Geographical data linkage and mapping are to a large extent dependent on the quality of the source data measured in terms of accuracy and precision. Although these two concepts are quite similar and even interchangeable in common language, there is a very distinct technical definition attached to each of them. Accuracy could be interpreted as the measure of the truthfulness of the data whereas precision concerns the exactitude with which the data has been collected and recorded. It is quite possible for a geographical reference to be accurate but imprecise or vice versa. Higher precision can normally be achieved by increasing the resolution or level of detail of the data capture and recording system, whereas accuracy is governed by a range of factors including measurement tools, survey methods, human error and environmental factors. Accuracy and precision apply both to locational and non-locational data but we are here particularly concerned with their relevance to locational data.
With reference to the figure below, we here consider four possible scenarios for geographical referencing of a house. We shall consider these both in relation to the specification of a street address and a grid reference. In the figure, the shaded house indicates the actual address of interest and the bracket indicates the address described by the geographical reference in each case. We shall consider an imaginary true address of “39 Acacia Avenue, Silhurst, SH15 6BP” whose 1m-resolution grid reference is 456003, 121725.
Situation (a) illustrates a geographical reference which is neither precise nor accurate. An example would be “Hawthorne Avenue, Silhurst” or the 1km-resolution grid reference 457,121. The street level description does not describe a single address and is incorrect, referring to another nearby street. The reference to a 1km x 1km grid square is of insufficient precision to identify any single address and also refers to the incorrect square.
Situation (b) illustrates a precise but inaccurate reference, for example “41 Acacia Avenue, Silhurst” or the 1m-resolution grid reference 456019,121727. The house number here provides a higher level of precision and the grid reference to a 1m x 1m grid square is of sufficient resolution to identify a single address. However, in this case these references refer to an adjacent property. Similar instances can occur in postcoded data where an incorrect but valid postcode is substituted in error for the true postcode, such as “B51 3NS”for BS1 3NS”. Both are equivalent precision but in this case the textual inaccuracy causes a valid postcode in Birmingham to be given instead of the intended postcode in Bristol.
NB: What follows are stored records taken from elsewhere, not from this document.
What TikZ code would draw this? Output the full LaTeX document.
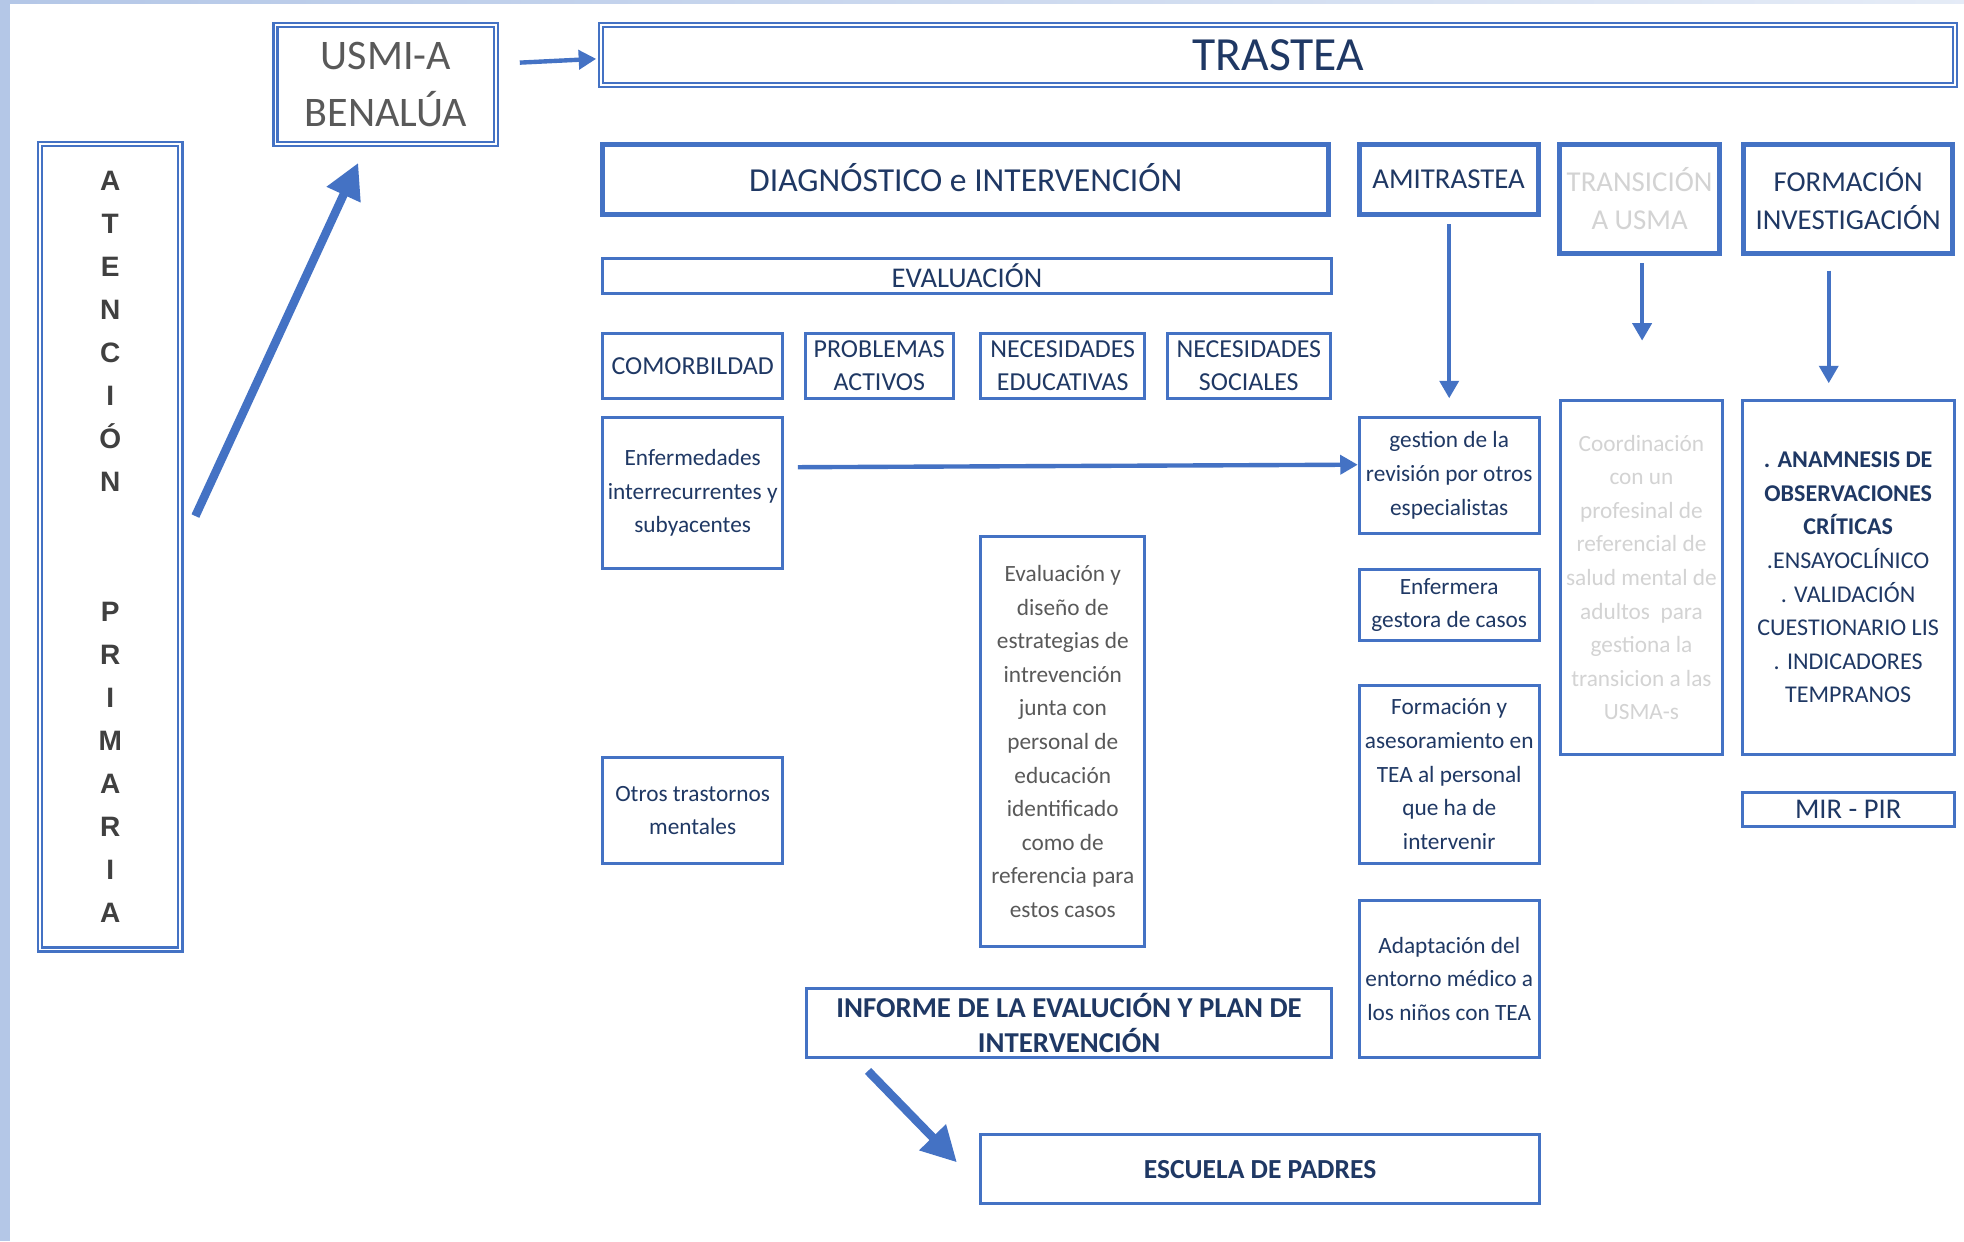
\documentclass[tikz,border=0pt]{standalone}
\usepackage{fontspec}
\setmainfont{Carlito}
\newfontfamily\apfont{Liberation Sans}
\usetikzlibrary{arrows.meta,calc}
\definecolor{bl}{HTML}{4472C4}
\definecolor{navy}{HTML}{1F3864}
\definecolor{gr}{HTML}{595959}
\definecolor{dg}{HTML}{404040}
\definecolor{lg}{HTML}{D3D3D3}
\definecolor{stripe}{HTML}{B4C7E7}
\newcommand\fsmall{\fontsize{9.3}{13.4}\selectfont}
\newcommand\fcap{\fontsize{10.35}{13.5}\selectfont}
\newcommand\fhead{\fontsize{11.5}{15}\selectfont}
\newcommand\mybox[7]{%
  \pgfmathsetmacro\bw{(#4-#2)*0.5}%
  \pgfmathsetmacro\bh{(#5-#3)*0.5}%
  \node[#6, minimum width=\bw pt, minimum height=\bh pt] (#1) at ({(#2+#4)/2},{(#3+#5)/2}) {#7};}
\tikzset{
  base/.style={draw=bl, rectangle, inner sep=0pt, outer sep=0pt, align=center, text=navy},
  thinbox/.style={base, line width=1.2pt},
  thickbox/.style={base, line width=2pt},
  dblbox/.style={base, double=white, line width=0.9pt, double distance=0.7pt},
  arr/.style={draw=bl, line width=1.75pt, -{Triangle[length=7pt,width=7.5pt]}},
  bigarr/.style={draw=bl, line width=3.4pt, -{Triangle[length=14pt,width=14pt]}},
}
\begin{document}
\begin{tikzpicture}[x=0.5pt,y=-0.5pt]
\useasboundingbox (0,0) rectangle (1568,991);
\fill[white] (0,0) rectangle (1568,991);
\fill[stripe] (0,0) rectangle (8,991);
\shade[left color=stripe, right color=stripe!35] (8,0) rectangle (1568,2.5);

% top row
\mybox{usmi}{220}{20}{396}{115}{dblbox, text=gr, font=\fontsize{16.8}{22.5}\selectfont}{USMI-A\\BENALÚA}
\mybox{trastea}{480}{20}{1561}{68}{dblbox, font=\fontsize{19}{22}\selectfont}{TRASTEA}
\mybox{ap}{32}{115}{144}{758}{dblbox, text=dg, font=\apfont\bfseries\fontsize{11.2}{17.2}\selectfont}{A\\T\\E\\N\\C\\I\\Ó\\N\\~\\~\\P\\R\\I\\M\\A\\R\\I\\A}

% header boxes
\mybox{diag}{481}{115}{1061}{171}{thickbox, font=\fontsize{13.4}{16}\selectfont}{\raisebox{1pt}{DIAGNÓSTICO e INTERVENCIÓN}}
\mybox{amit}{1085}{115}{1228}{171}{thickbox, font=\fhead}{AMITRASTEA}
\mybox{trans}{1245}{115}{1373}{202}{thickbox, text=lg, font=\fhead}{TRANSICIÓN\\A USMA}
\mybox{form}{1392}{115}{1559}{202}{thickbox, font=\fhead}{FORMACIÓN\\INVESTIGACIÓN}

% evaluation column
\mybox{eval}{481}{206}{1063}{234}{thinbox, font=\fontsize{11.4}{14}\selectfont}{EVALUACIÓN}
\mybox{comor}{481}{266}{625}{318}{thinbox, font=\fcap}{COMORBILDAD}
\mybox{prob}{643}{266}{761}{318}{thinbox, font=\fcap}{PROBLEMAS\\ACTIVOS}
\mybox{nedu}{783}{266}{914}{318}{thinbox, font=\fcap}{NECESIDADES\\EDUCATIVAS}
\mybox{nsoc}{932}{266}{1062}{318}{thinbox, font=\fcap}{NECESIDADES\\SOCIALES}
\mybox{enf}{481}{333}{625}{454}{thinbox, font=\fsmall}{Enfermedades\\interrecurrentes y\\subyacentes}
\mybox{evdis}{783}{428}{914}{756}{thinbox, text=gr, font=\fsmall}{Evaluación y\\diseño de\\estrategias de\\intrevención\\junta con\\personal de\\educación\\identificado\\como de\\referencia para\\estos casos}
\mybox{otros}{481}{605}{625}{689}{thinbox, font=\fsmall}{Otros trastornos\\mentales}
\mybox{inf}{644}{789}{1063}{844}{thinbox, font=\bfseries\fontsize{11.5}{14}\selectfont}{INFORME DE LA EVALUCIÓN Y PLAN DE\\INTERVENCIÓN}
\mybox{esc}{783}{906}{1229}{961}{thinbox, font=\bfseries\fontsize{11}{14}\selectfont}{ESCUELA DE PADRES}

% AMITRASTEA column
\mybox{gest}{1085}{333}{1229}{426}{thinbox, font=\fsmall}{gestion de la\\revisión por otros\\especialistas}
\mybox{enfg}{1085}{455}{1229}{511}{thinbox, font=\fsmall}{Enfermera\\gestora de casos}
\mybox{fase}{1085}{547}{1229}{689}{thinbox, font=\fsmall}{Formación y\\asesoramiento en\\TEA al personal\\que ha de\\intervenir}
\mybox{adap}{1085}{719}{1229}{844}{thinbox, font=\fsmall}{Adaptación del\\entorno médico a\\los niños con TEA}

% transition column
\mybox{coord}{1246}{320}{1375}{602}{thinbox, text=lg, font=\fsmall}{Coordinación\\con un\\profesinal de\\referencial de\\salud mental de\\adultos\ \ para\\gestiona la\\transicion a las\\USMA-s}

% formation column
\mybox{anam}{1391}{320}{1560}{602}{thinbox, font=\fontsize{9.6}{13.4}\selectfont}{\textbf{. ANAMNESIS DE}\\\textbf{OBSERVACIONES}\\\textbf{CRÍTICAS}\\.ENSAYOCLÍNICO\\. VALIDACIÓN\\CUESTIONARIO LIS\\. INDICADORES\\TEMPRANOS}
\mybox{mir}{1391}{633}{1560}{660}{thinbox, font=\fontsize{11.4}{14}\selectfont}{MIR - PIR}

% connectors
\draw[arr] ($(usmi.east)+(19,-17.5)$) -- ($(trastea.west)+(-4,3)$);
\draw[bigarr] ($(ap.east)+(12,-24.5)$) -- ($(usmi.south)+(-22,15)$);
\draw[arr] ($(enf.east)+(12,-20.5)$) -- ($(gest.west)+(-1,-8.5)$);
\draw[arr] ($(amit.south)+(0.5,8)$) -- ($(gest.north)+(0,-15)$);
\draw[arr] ($(trans.south)+(2,8)$) -- ($(coord.north)+(0.5,-48)$);
\draw[arr] ($(form.south)+(-15.5,14)$) -- ($(anam.north)+(-15.5,-14)$);
\draw[bigarr] ($(inf.south west)+(49,11)$) -- ($(esc.west)+(-19,-5.5)$);
\end{tikzpicture}
\end{document}
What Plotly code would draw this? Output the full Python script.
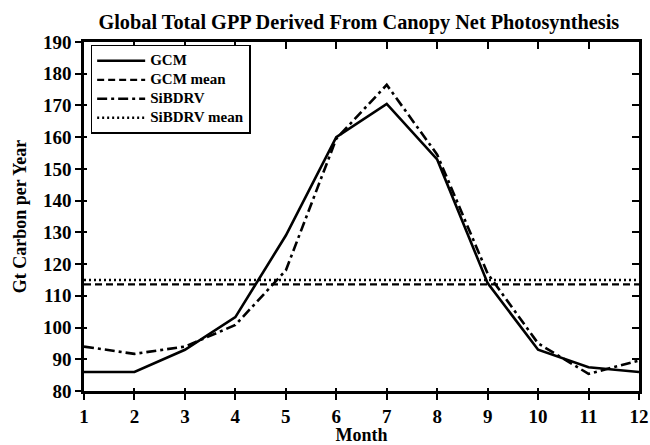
import plotly.graph_objects as go

months = list(range(1, 13))
gcm = [86, 86, 93, 103.3, 129, 160, 170.5, 153, 114, 93, 87.5, 86]
sibdrv = [94, 91.7, 94, 100.8, 118, 159.5, 176.5, 154.5, 117, 95, 85.4, 89.6]
gcm_mean = 113.6
sib_mean = 115.0
series_names = ["GCM", "GCM mean", "SiBDRV", "SiBDRV mean"]

FONT = "Liberation Serif"

def lg(name):
    return "<span style='font-size:15px'>" + name + "</span>"

fig = go.Figure()
fig.add_trace(go.Scatter(x=months, y=gcm, mode="lines", name=lg(series_names[0]),
                         line=dict(color="black", width=2.6)))
fig.add_trace(go.Scatter(x=months, y=[gcm_mean] * len(months), mode="lines",
                         name=lg(series_names[1]),
                         line=dict(color="black", width=2.2, dash="7px,4px")))
fig.add_trace(go.Scatter(x=months, y=sibdrv, mode="lines", name=lg(series_names[2]),
                         line=dict(color="black", width=2.6, dash="10px,4px,3px,4px")))
fig.add_trace(go.Scatter(x=months, y=[sib_mean] * len(months), mode="lines",
                         name=lg(series_names[3]),
                         line=dict(color="black", width=2.4, dash="2px,3px")))

# helper traces for tick overlays
fig.add_trace(go.Scatter(x=[1], y=[80], xaxis="x2", yaxis="y2", mode="markers",
                         marker=dict(opacity=0), showlegend=False, hoverinfo="skip"))
fig.add_trace(go.Scatter(x=[1], y=[80], xaxis="x3", yaxis="y3", mode="markers",
                         marker=dict(opacity=0), showlegend=False, hoverinfo="skip"))

tickfont = dict(family=FONT, size=19, color="black", weight="bold")
titlefont = dict(family=FONT, size=18, color="black", weight="bold")
common_x = dict(range=[1, 12], tickvals=months, showgrid=False, zeroline=False,
                automargin=False, tickcolor="black", tickwidth=2)
common_y = dict(range=[80, 190], tick0=80, dtick=10, showgrid=False, zeroline=False,
                automargin=False, tickcolor="black", tickwidth=2)

fig.update_layout(
    width=650, height=445,
    margin=dict(l=84, r=11, t=42, b=54),
    paper_bgcolor="white", plot_bgcolor="white",
    title=dict(text="Global Total GPP Derived From Canopy Net Photosynthesis",
               x=0.552, xanchor="center", y=0.951, yanchor="middle",
               font=dict(family=FONT, size=20.3, color="black", weight="bold")),
    xaxis=dict(**common_x, ticks="outside", ticklen=6, showline=True,
               linecolor="black", linewidth=2.5, mirror=True, tickfont=tickfont,
               title=dict(text="Month", font=titlefont, standoff=8)),
    yaxis=dict(**common_y, ticks="outside", ticklen=6, showline=True,
               linecolor="black", linewidth=2.5, mirror=True, tickfont=tickfont,
               title=dict(text="Gt Carbon per Year", font=titlefont, standoff=12)),
    xaxis2=dict(**common_x, overlaying="x", side="top", ticks="inside", ticklen=7,
                showticklabels=False),
    yaxis2=dict(**common_y, overlaying="y", side="right", ticks="inside", ticklen=7,
                showticklabels=False),
    xaxis3=dict(**common_x, overlaying="x", side="bottom", ticks="inside", ticklen=3,
                showticklabels=False),
    yaxis3=dict(**common_y, overlaying="y", side="left", ticks="inside", ticklen=3,
                showticklabels=False),
    legend=dict(x=0.012, y=0.992, xanchor="left", yanchor="top",
                bgcolor="white", bordercolor="black", borderwidth=1.5,
                font=dict(family=FONT, size=11, color="black", weight="bold"),
                tracegroupgap=0, itemwidth=48),
    showlegend=True,
)

# remove the page's default 8px body margin so the figure fills the 650x445 window
fig.write_html("out.html",
               config={"displayModeBar": False},
               post_script="document.body.style.margin='0';"
                           "document.body.style.overflow='hidden';")
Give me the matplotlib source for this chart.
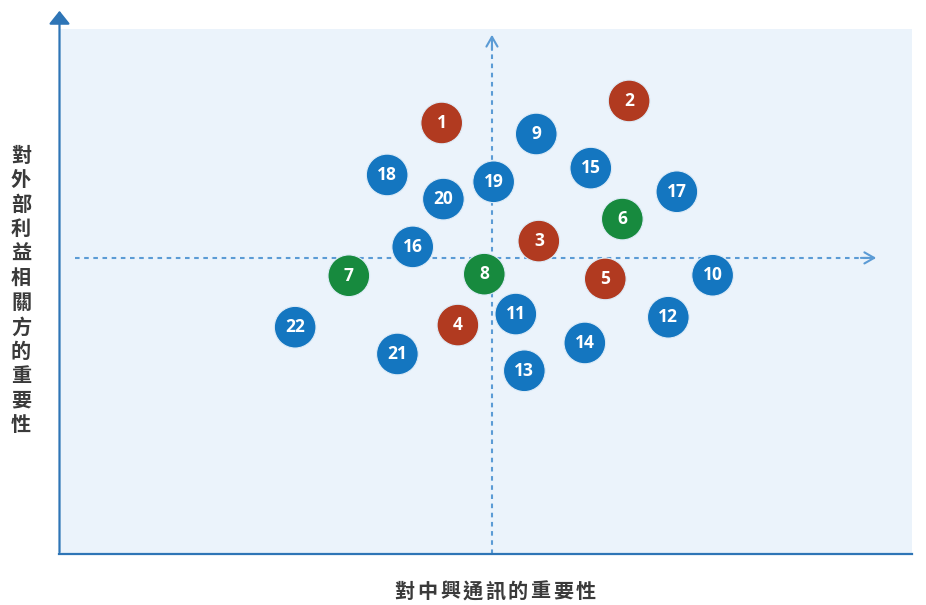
import matplotlib
matplotlib.use("Agg")
import matplotlib.pyplot as plt
from matplotlib.patches import FancyArrowPatch

plt.rcParams['font.family'] = ['Noto Sans CJK TC', 'DejaVu Sans']

# data (0-100 scale on each importance axis)
labels = ['1', '2', '3', '4', '5', '6', '7', '8', '9', '10', '11',
          '12', '13', '14', '15', '16', '17', '18', '19', '20', '21', '22']
x_vals = [44.8, 66.8, 56.2, 46.7, 64.0, 66.0, 33.9, 49.8, 55.9, 76.6, 53.5,
          71.4, 54.5, 61.6, 62.3, 41.4, 72.4, 38.4, 50.9, 45.0, 39.6, 27.6]
y_vals = [82.1, 86.3, 59.6, 43.6, 52.4, 63.8, 53.0, 53.3, 80.0, 53.1, 45.7,
          45.1, 34.9, 40.2, 73.5, 58.5, 69.0, 72.2, 70.9, 67.6, 38.1, 43.2]
groups = ['r', 'r', 'r', 'r', 'r', 'g', 'g', 'g', 'b', 'b', 'b',
          'b', 'b', 'b', 'b', 'b', 'b', 'b', 'b', 'b', 'b', 'b']
x_center = 50.7
y_center = 56.4
x_title = '對中興通訊的重要性'
y_title = '對外部利益相關方的重要性'

colors = {'r': '#B13A20', 'g': '#178A3E', 'b': '#1476C0'}
axis_blue = '#2E75B6'
dash_blue = '#5B9BD5'
title_color = '#3A3A3A'

W, H = 926, 605
fig = plt.figure(figsize=(W / 100, H / 100), dpi=100)
ax = fig.add_axes([60 / W, (H - 554) / H, 852 / W, 525 / H])
ax.set_xlim(0, 100)
ax.set_ylim(0, 100)
ax.set_facecolor('#EBF3FB')
for s in ax.spines.values():
    s.set_visible(False)
ax.set_xticks([])
ax.set_yticks([])

# crosshair dashed lines with solid chevrons
ax.plot([x_center, x_center], [0, 98.7], color=dash_blue, lw=1.5,
        linestyle=(0, (2.2, 2.2)), zorder=1)
ax.plot([1.8, 95.6], [y_center, y_center], color=dash_blue, lw=1.5,
        linestyle=(0, (2.2, 2.2)), zorder=1)
ax.annotate('', xy=(x_center, 98.9), xytext=(x_center, 96.0),
            arrowprops=dict(arrowstyle='->,head_length=0.7,head_width=0.4', color=dash_blue,
                            lw=1.5, shrinkA=0, shrinkB=0), zorder=1)
ax.annotate('', xy=(95.8, y_center), xytext=(94.0, y_center),
            arrowprops=dict(arrowstyle='->,head_length=0.7,head_width=0.4', color=dash_blue,
                            lw=1.5, shrinkA=0, shrinkB=0), zorder=1)

# bubbles
ax.scatter(x_vals, y_vals, s=900, c=[colors[g] for g in groups],
           edgecolors='#DDEBF7', linewidths=0.8, zorder=3)
for xv, yv, lab in zip(x_vals, y_vals, labels):
    ax.text(xv, yv, lab, ha='center', va='center', color='white',
            fontsize=12.5, fontweight='bold', zorder=4, family=['Open Sans', 'DejaVu Sans'])

# main axes (left with arrow, bottom line)
fig.add_artist(FancyArrowPatch((59.5 / W, (H - 555) / H), (59.5 / W, (H - 8) / H),
                               transform=fig.transFigure, arrowstyle='-|>,head_length=5,head_width=4',
                               color=axis_blue, lw=1.6, mutation_scale=1.6))
fig.add_artist(plt.Line2D([59 / W, 912 / W], [(H - 554) / H, (H - 554) / H],
                          transform=fig.transFigure, color=axis_blue, lw=1.6))

# titles (characters placed individually to reproduce letter spacing)
xp = 22.6
x0 = 495 - xp * (len(x_title) - 1) / 2
for i, ch in enumerate(x_title):
    fig.text((x0 + i * xp) / W, (H - 591) / H, ch, ha='center', va='center',
             fontsize=14.5, fontweight='heavy', color=title_color)
yp = 24.5
y0 = 290 - yp * (len(y_title) - 1) / 2
for i, ch in enumerate(y_title):
    fig.text(21 / W, (H - (y0 + i * yp)) / H, ch, ha='center', va='center',
             fontsize=14.5, fontweight='heavy', color=title_color)

fig.savefig('out.png', dpi=100)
Users must therefore take great care that apparent precision is not taken as an indicator of accuracy.
In example (c) the address reference “Acacia Avenue, Silhurst” is broadly correct but not sufficiently specific to identify a particular house. The same difficulty would occur if given the 100m-resolution grid reference 4560, 1217. This refers to the 100m x 100m grid square containing the correct house, but is a large area also likely to contain several other addresses. In data quality terms, these references are accurate but imprecise. These references may be sufficient to correctly match the supplied address to other datasets providing the required level of geographical precision is not high. For example, these would in most cases be sufficient to allocate the address to the correct local authority district, but insufficient to determine whether it stood within 100m of a high tension electricity supply line.
In the final instance (d), the full address "39 Acacia Avenue, Silhurst, SH15 6BP" and grid reference 456003, 121725 are supplied. These are both accurate and precise for the purposes of identifying the house in question.
It is important to recognize that what constitutes a sufficient level of precision will vary according to the application. If 39 Acacia Avenue is a single dwelling house occupied by one household, it provides a precise residential location for members of that household. If, however, the property were subdivided into flats, each occupied by a different household, then the address "39 Acacia Avenue" will be insufficient for some purposes and further information such as "Flat B, 39 Acacia Avenue" may be required. This type of subdivision is important when matching addresses between lists but does not usually result in addresses which have separate grid references. Address matching is a well-recognized data linkage problem in the domain of censuses and surveys and can contribute significantly to under-enumeration. Social science researchers should always assess the accuracy and precision of their geographical datasets in relation to their intended use.